Film Review: “The White Ribbon”!3{2}Relishes the Darkness of Nazism’s Infancy

When very bad directors imitate very great ones, the effect can swing  from hilarity (Steven Spielberg counterfeiting Stanley Kubrick in A.I.) and desecration (Brian dePalma degrading Alfred Hitchcock in “Obsession”) to class-project mediocrity (Walter Hill studiously copying Sam Peckinpah in “The Long Riders” and sneaky underhanded rip-off (Jim Jarmusch unofficially re-making Jean Renoir’s “Grand Illusion” with “Down By Law.”)  “The White Ribbon” is such a perfect copy of Carl Dreyer’s films that it is destroyed from the beginning merely by the comparisons it invites.

In his portrait of Germany’s devilish children on the eve of the first world war, writer/director Michael Henke is drawn to the quiet darkness of the Dreyer universe, but blind to the spiritual light illuminating it.  The white ribbon, worn as a punishment by those children who cannot keep evil at bay by any other means, is a mockery of the innocence it supposedly represents, just as Henke’s ancient black and white contrasts mock the images he so slavishly imitates.

The tale is told through the recollections of a schoolteacher whose courtship of a shy young tutor  coincided with the wiretripping of a doctor, the burning of a barn, an assault against a young girl, and the near-blinding of a retarded boy.  The schoolteacher and his fiancé are the only decent people in the village, but so thickly homely as to elude audience sympathy.
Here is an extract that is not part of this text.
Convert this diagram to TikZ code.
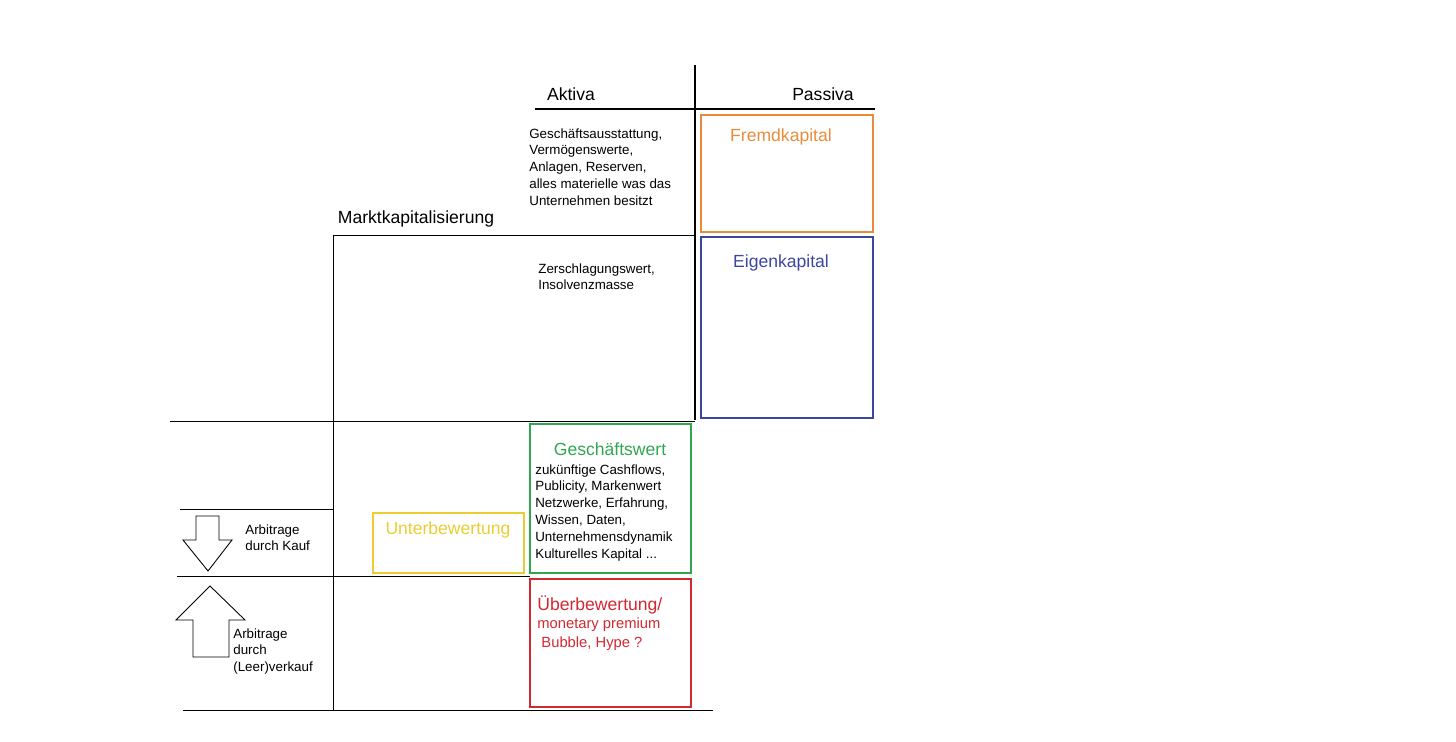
\documentclass[tikz,border=0pt]{standalone}
\usepackage{fontspec}
\setmainfont{Liberation Sans}
\usetikzlibrary{positioning}
\definecolor{fkorange}{RGB}{232,140,60}
\definecolor{ekblue}{RGB}{60,70,160}
\definecolor{gwgreen}{RGB}{50,165,80}
\definecolor{ubyellow}{RGB}{235,205,50}
\definecolor{ubred}{RGB}{210,40,50}
\tikzset{
	head/.style={font=\fontsize{10}{12}\selectfont},
	small/.style={font=\fontsize{7.6}{9.6}\selectfont, align=left, anchor=north west, inner sep=0pt},
	title/.style={font=\fontsize{10}{12}\selectfont},
	frame/.style={line width=1.4pt},
	thin/.style={line width=0.5pt}
}
\begin{document}
\begin{tikzpicture}[x={(0.02cm,0)}, y={(0,-0.02cm)}]
\useasboundingbox (0,0) rectangle (1456,742);
% balance sheet frame
\draw [line width=1.3pt] (695,65) -- (695,420);
\draw [line width=1.3pt] (535,109) -- (875,109);
\node [head] (aktiva) at (571,94) {Aktiva};
\node [head] (passiva) at (823,94) {Passiva};
\draw [frame, fkorange] (701,115) rectangle (873,232);
\node [title, text=fkorange] (fremd) at (781,137) {Fremdkapital};
\draw [frame, ekblue] (701,237) rectangle (873,418);
\node [title, text=ekblue] (eigen) at (781,263) {Eigenkapital};
\node [small] (aktivtext) at (529,128) {Geschäftsausstattung,\\Vermögenswerte,\\Anlagen, Reserven,\\alles materielle was das\\Unternehmen besitzt};
% market capitalisation
\node [head] (markt) at (416,219) {Marktkapitalisierung};
\draw [thin] (333,235) -- (695,235);
\draw [thin] (333,235) -- (333,710);
\node [small] (zersch) at (538,263) {Zerschlagungswert,\\Insolvenzmasse};
\draw [thin] (170,421) -- (695,421);
\draw [thin] (180,509) -- (333,509);
\draw [thin] (177,576) -- (530,576);
\draw [thin] (183,710) -- (713,710);
% goodwill
\draw [frame, gwgreen] (530,424) rectangle (691,573);
\node [title, text=gwgreen] (gwert) at (610,449) {Geschäftswert};
\node [small] (gwtext) at (535,464) {zukünftige Cashflows,\\Publicity, Markenwert\\Netzwerke, Erfahrung,\\Wissen, Daten,\\Unternehmensdynamik\\Kulturelles Kapital ...};
% under / over valuation
\draw [frame, ubyellow] (373,513) rectangle (524,573);
\node [title, text=ubyellow] (unter) at (448,530) {Unterbewertung};
\draw [frame, ubred] (530,579) rectangle (691,707);
\node [title, text=ubred, anchor=west, inner sep=0pt] (ueber) at (537,605) {Überbewertung/};
\node [small, text=ubred, font=\fontsize{8.4}{11}\selectfont] (uebertext) at (537,617) {monetary premium\\\ Bubble, Hype ?};
% arbitrage arrows
\draw [thin] (196,516) -- (219,516) -- (219,540) -- (232,540) -- (208,571) -- (183,540) -- (196,540) -- cycle;
\node [small] (kauf) at (245,524) {Arbitrage\\durch Kauf};
\draw [thin] (193,657) -- (229,657) -- (229,620) -- (245,620) -- (210,586) -- (176,620) -- (193,620) -- cycle;
\node [small] (verkauf) at (233,628) {Arbitrage\\durch\\(Leer)verkauf};
\end{tikzpicture}
\end{document}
Henke must have wanted it this way, perhaps in rebellion against the nonsensical belief that purity can be justly represented by physical beauty.

 

His best scene is also the ugliest.  The doctor, who we later discover is in the habit of sexually tormenting his daughter, has returned from the hospital and resumed his sordid couplings with the midwife who cares for him and the children.  No longer able to restrain his disgust for her flabby ugliness and bad breath, he unleashes a tyrannical invective of rejection against her very existence.

Hateful a film as “The White Ribbon” may be,  Henke cannot, unlike the directors of “The Lives of Others” and “The Counterfeiters,” be accused of being a Nazi apologist.  At the end of the film, it is easy to imagine the horrible children in this rotten German village heartily embracing the Nazi party in twenty years time.  What Henke conveniently overlooks, however, is that it took more than one  creepy village to spawn the Third Reich.  The guilt for that abomination rests on the the whole of Germany.